Na visão de Nascimento, não há muitas diferenças entre as previdências
aberta e fechada. “A fechada também visa maximizar seus investimentos,
só que ela não tem acionista e, por isso, não distribui lucros”. Nascimento
vai além. Ele lembra que durante a elaboração da Lei Complementar (LC)
109, de 2001, estava previsto a constituição de um órgão único de
previdência complementar. Mas, apesar de favorável à constituição desse
órgão e sob o comando da Fazenda, o presidente da Anapp vê um
momento delicado para isso. “Por um lado, o contexto político é
inadequado para mudanças no setor, mas, exatamente por esse
momento, podem entender prudente agilizar a desvinculação das
fundações de qualquer influência do governo”.
Para Nascimento, com a possível fusão, ambos os setores previdenciários
se pautariam pelas mesmas regras de transparência, além de ocorrerem
diminuição de custos, uniformização de critérios e resolução de impasses,
como a da portabilidade entre a aberta e a fechada. Já o presidente do
Postalis discorda de Nascimento. Na avaliação de José de Souza Teixeira,
as previdências aberta e fechada têm sim características diferentes – como
a busca pelo lucro da primeira – e isso poderia ocasionar distorções. Por
isso, o presidente da fundação dos servidores dos Correios prega cautela
nessa discussão, embora avalie que seria melhor se a regulamentação
fosse feita em separado da Susep.
“Colocar em um mesmo grupo dois elementos concorrentes é complicado.
Quem seria o superintendente? O neutro não existe”, diz. Além disso,
lembra ele, o fundo de pensão está inserido na parte “Ordem Social” da
Constituição Federal e não na da “Ordem Econômica” e, portanto, sua
natureza é previdenciária. Wagner Balera, advogado, mestre, doutor e
especialista em direito previdenciário, também avalia que o órgão único
deva ficar com o Ministério da Previdência Social e não com a Fazenda.

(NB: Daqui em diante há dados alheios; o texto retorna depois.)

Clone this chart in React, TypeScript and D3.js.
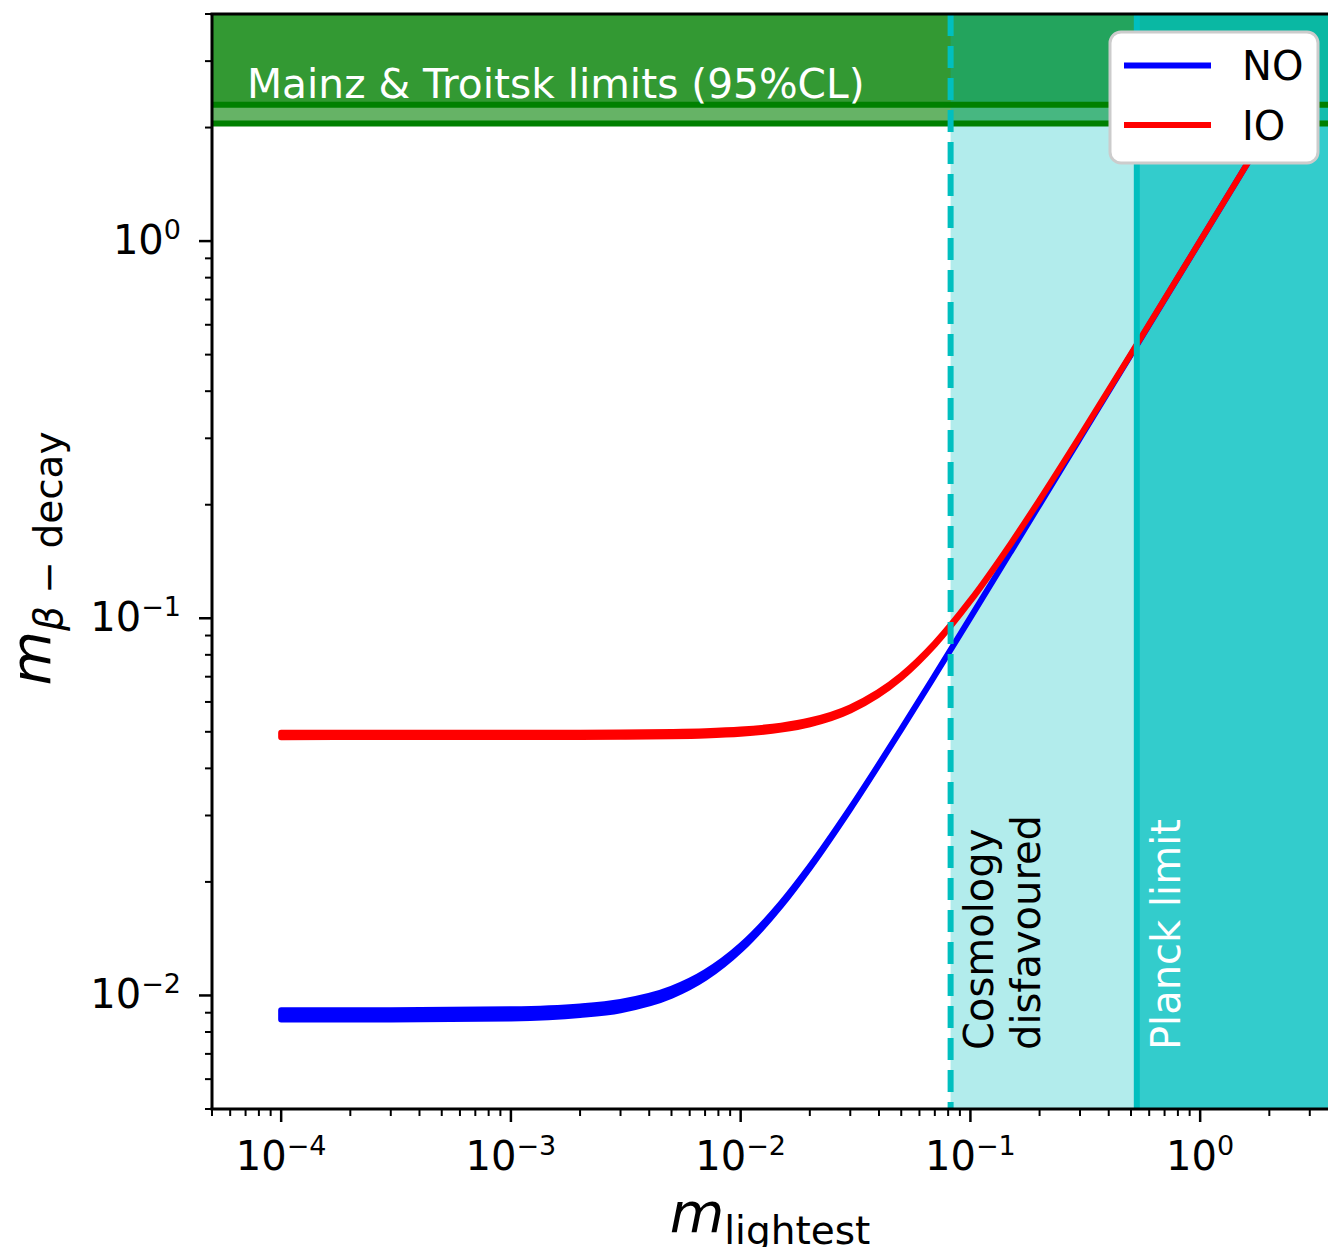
import React, { useRef, useEffect } from 'react';
import * as d3 from 'd3';

// lightest neutrino mass (eV) sampled along the curves
const mLightest = [1e-4, 3e-4, 1e-3, 2e-3, 3e-3, 5e-3, 7e-3, 1e-2, 1.5e-2, 2e-2, 3e-2, 5e-2, 7e-2, 0.1, 0.15, 0.2, 0.3, 0.5, 1, 2];

// normal ordering band (lower / upper edge)
const noLow = [0.00864, 0.00864, 0.00869, 0.00887, 0.00914, 0.00998, 0.01112, 0.01321, 0.01731, 0.02179, 0.03122, 0.05074, 0.07053, 0.10037, 0.15025, 0.20019, 0.30012, 0.50007, 1.0, 2.0];
const noHigh = [0.00913, 0.00914, 0.00919, 0.00935, 0.00961, 0.01041, 0.01151, 0.01354, 0.01756, 0.02199, 0.03136, 0.05083, 0.07059, 0.10042, 0.15028, 0.20021, 0.30014, 0.50008, 1.0, 2.0];

// inverted ordering band
const ioLow = [0.0484, 0.04841, 0.04841, 0.04845, 0.0485, 0.04866, 0.04891, 0.04943, 0.05068, 0.05237, 0.05695, 0.06959, 0.08511, 0.1111, 0.15762, 0.20577, 0.30388, 0.50234, 1.00117, 2.00059];
const ioHigh = [0.0497, 0.04971, 0.04971, 0.04975, 0.04979, 0.04995, 0.05019, 0.0507, 0.05191, 0.05357, 0.05805, 0.0705, 0.08585, 0.11167, 0.15802, 0.20608, 0.30409, 0.50247, 1.00123, 2.00062];

// limits
const mainzLimit = 2.3;
const troitskLimit = 2.05;
const cosmoLimit = 0.082;
const planckLimit = 0.53;

const xTickExps = [-4, -3, -2, -1, 0];
const yTickExps = [-2, -1, 0];

const FONT = '"DejaVu Sans", sans-serif';

export default function App() {
  const svgRef = useRef<SVGSVGElement>(null);

  useEffect(() => {
    const svg = d3.select(svgRef.current);
    svg.selectAll('*').remove();

    const left = 212, top = 14, bottom = 1109;
    const xDomain: [number, number] = [5e-5, 5];
    const yDomain: [number, number] = [5e-3, 4];
    const right = left + 229.75 * Math.log10(xDomain[1] / xDomain[0]);

    const x = d3.scaleLog().domain(xDomain).range([left, right]);
    const y = d3.scaleLog().domain(yDomain).range([bottom, top]);

    svg.append('defs').append('clipPath').attr('id', 'plotclip')
      .append('rect').attr('x', left).attr('y', top).attr('width', right - left).attr('height', bottom - top);

    const plot = svg.append('g').attr('clip-path', 'url(#plotclip)');

    // experimental limits (green)
    plot.append('rect')
      .attr('x', left).attr('y', top).attr('width', right - left)
      .attr('height', y(troitskLimit) - top)
      .attr('fill', 'green').attr('fill-opacity', 0.6);
    plot.append('rect')
      .attr('x', left).attr('y', top).attr('width', right - left)
      .attr('height', y(mainzLimit) - top)
      .attr('fill', 'green').attr('fill-opacity', 0.5);

    // cosmology regions
    plot.append('rect')
      .attr('x', x(cosmoLimit)).attr('y', top)
      .attr('width', x(planckLimit) - x(cosmoLimit)).attr('height', bottom - top)
      .attr('fill', 'rgb(0,191,191)').attr('fill-opacity', 0.3);
    plot.append('rect')
      .attr('x', x(planckLimit)).attr('y', top)
      .attr('width', right - x(planckLimit)).attr('height', bottom - top)
      .attr('fill', 'rgb(0,191,191)').attr('fill-opacity', 0.8);

    [mainzLimit, troitskLimit].forEach(v => {
      plot.append('line')
        .attr('x1', left).attr('x2', right).attr('y1', y(v)).attr('y2', y(v))
        .attr('stroke', 'green').attr('stroke-width', 6);
    });

    // bands
    const bands = [
      { low: noLow, high: noHigh, color: 'blue' },
      { low: ioLow, high: ioHigh, color: 'red' },
    ];
    bands.forEach(b => {
      const area = d3.area<number>()
        .x(d => x(d))
        .y0((d, i) => y(b.low[i]))
        .y1((d, i) => y(b.high[i]))
        .curve(d3.curveMonotoneX);
      plot.append('path')
        .attr('d', area(mLightest))
        .attr('fill', b.color)
        .attr('stroke', b.color)
        .attr('stroke-width', 6)
        .attr('stroke-linejoin', 'round');
    });

    // vertical limit lines
    plot.append('line')
      .attr('x1', x(cosmoLimit)).attr('x2', x(cosmoLimit)).attr('y1', top).attr('y2', bottom)
      .attr('stroke', 'rgb(0,191,191)').attr('stroke-width', 6).attr('stroke-dasharray', '22,10');
    plot.append('line')
      .attr('x1', x(planckLimit)).attr('x2', x(planckLimit)).attr('y1', top).attr('y2', bottom)
      .attr('stroke', 'rgb(0,191,191)').attr('stroke-width', 6);

    // annotations
    svg.append('text')
      .attr('x', 247).attr('y', 98)
      .attr('font-family', FONT).attr('font-size', 40.7).attr('fill', 'white')
      .text('Mainz & Troitsk limits (95%CL)');

    const vText = (tx: number, txt: string, color: string) => {
      svg.append('text')
        .attr('transform', `translate(${tx},1050) rotate(-90)`)
        .attr('font-family', FONT).attr('font-size', 40).attr('fill', color)
        .text(txt);
    };
    vText(993, 'Cosmology', 'black');
    vText(1040, 'disfavoured', 'black');
    vText(1180, 'Planck limit', 'white');

    // spines
    const axes = svg.append('g');
    axes.append('line').attr('x1', left).attr('x2', left).attr('y1', top).attr('y2', bottom)
      .attr('stroke', 'black').attr('stroke-width', 3);
    axes.append('line').attr('x1', left - 1.5).attr('x2', right).attr('y1', bottom).attr('y2', bottom)
      .attr('stroke', 'black').attr('stroke-width', 3);
    axes.append('line').attr('x1', left - 1.5).attr('x2', right).attr('y1', top).attr('y2', top)
      .attr('stroke', 'black').attr('stroke-width', 3);

    // ticks
    const minorVals = (lo: number, hi: number) => {
      const out: number[] = [];
      for (let e = Math.floor(Math.log10(lo)); e <= Math.ceil(Math.log10(hi)); e++) {
        for (let k = 1; k <= 9; k++) {
          const v = k * Math.pow(10, e);
          if (v >= lo * 0.999 && v <= hi * 1.001) out.push(v);
        }
      }
      return out;
    };

    minorVals(xDomain[0], xDomain[1]).forEach(v => {
      const major = Math.abs(Math.log10(v) - Math.round(Math.log10(v))) < 1e-6;
      axes.append('line')
        .attr('x1', x(v)).attr('x2', x(v))
        .attr('y1', bottom).attr('y2', bottom + (major ? 13 : 7))
        .attr('stroke', 'black').attr('stroke-width', major ? 2.5 : 2);
    });
    minorVals(yDomain[0], yDomain[1]).forEach(v => {
      const major = Math.abs(Math.log10(v) - Math.round(Math.log10(v))) < 1e-6;
      axes.append('line')
        .attr('x1', left - (major ? 13 : 7)).attr('x2', left)
        .attr('y1', y(v)).attr('y2', y(v))
        .attr('stroke', 'black').attr('stroke-width', major ? 2.5 : 2);
    });

    const expLabel = (e: number) => (e < 0 ? `\u2212${-e}` : `${e}`);

    xTickExps.forEach(e => {
      const t = axes.append('text')
        .attr('x', x(Math.pow(10, e))).attr('y', 1170)
        .attr('text-anchor', 'middle')
        .attr('font-family', FONT).attr('font-size', 40);
      t.append('tspan').text('10');
      t.append('tspan').attr('font-size', 27).attr('dy', -15).text(expLabel(e));
    });

    yTickExps.forEach(e => {
      const t = axes.append('text')
        .attr('x', 181).attr('y', y(Math.pow(10, e)) + 13)
        .attr('text-anchor', 'end')
        .attr('font-family', FONT).attr('font-size', 40);
      t.append('tspan').text('10');
      t.append('tspan').attr('font-size', 27).attr('dy', -15).text(expLabel(e));
    });

    // axis labels
    const xl = svg.append('text')
      .attr('x', (left + 1328) / 2).attr('y', 1232)
      .attr('text-anchor', 'middle')
      .attr('font-family', FONT).attr('font-size', 56);
    xl.append('tspan').attr('font-style', 'oblique').text('m');
    xl.append('tspan').attr('font-size', 39).attr('dy', 12).text('lightest');

    const yl = svg.append('text')
      .attr('transform', `translate(50,${(top + bottom) / 2 - 3}) rotate(-90)`)
      .attr('text-anchor', 'middle')
      .attr('font-family', FONT).attr('font-size', 56);
    yl.append('tspan').attr('font-style', 'oblique').text('m');
    yl.append('tspan').attr('font-size', 39).attr('dy', 12).attr('font-style', 'oblique').text('\u03b2');
    yl.append('tspan').attr('font-size', 39).text(' \u2212 decay');

    // legend
    const lg = svg.append('g');
    lg.append('rect')
      .attr('x', 1110).attr('y', 32).attr('width', 208).attr('height', 131).attr('rx', 11)
      .attr('fill', 'white')
      .attr('stroke', '#cccccc').attr('stroke-width', 3);
    [{ label: 'NO', color: 'blue', ly: 65.5 }, { label: 'IO', color: 'red', ly: 125 }].forEach(d => {
      lg.append('line')
        .attr('x1', 1124).attr('x2', 1211).attr('y1', d.ly).attr('y2', d.ly)
        .attr('stroke', d.color).attr('stroke-width', 6);
      lg.append('text')
        .attr('x', 1242).attr('y', d.ly + 14.5)
        .attr('font-family', FONT).attr('font-size', 40).attr('fill', 'black')
        .text(d.label);
    });
  }, []);

  return (
    <svg
      ref={svgRef}
      width={1328}
      height={1247}
      style={{ position: 'absolute', left: 0, top: 0, background: 'white' }}
    />
  );
}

Por outro lado, Balera acha recomendável a junção da SPC com a
Susep. “Tanto a previdência aberta quanto a fechada são sub-sistemas da
previdência social. Este sub-sistema, contratual e facultativo, deve ser
tratado como um todo harmônico, apesar das pequenas diferenças entre
os planos”. Para Balera, o futuro provável é mesmo o da constituição de
uma agência, até para tornar a atual estrutura da SPC “menos fechada e
com menos poder concentrado nas mãos do secretário de previdência”.
Como se vê, opiniões díspares não faltam. Mas todos concordam em uma
questão: afinal, esse projeto, sai ou não sai?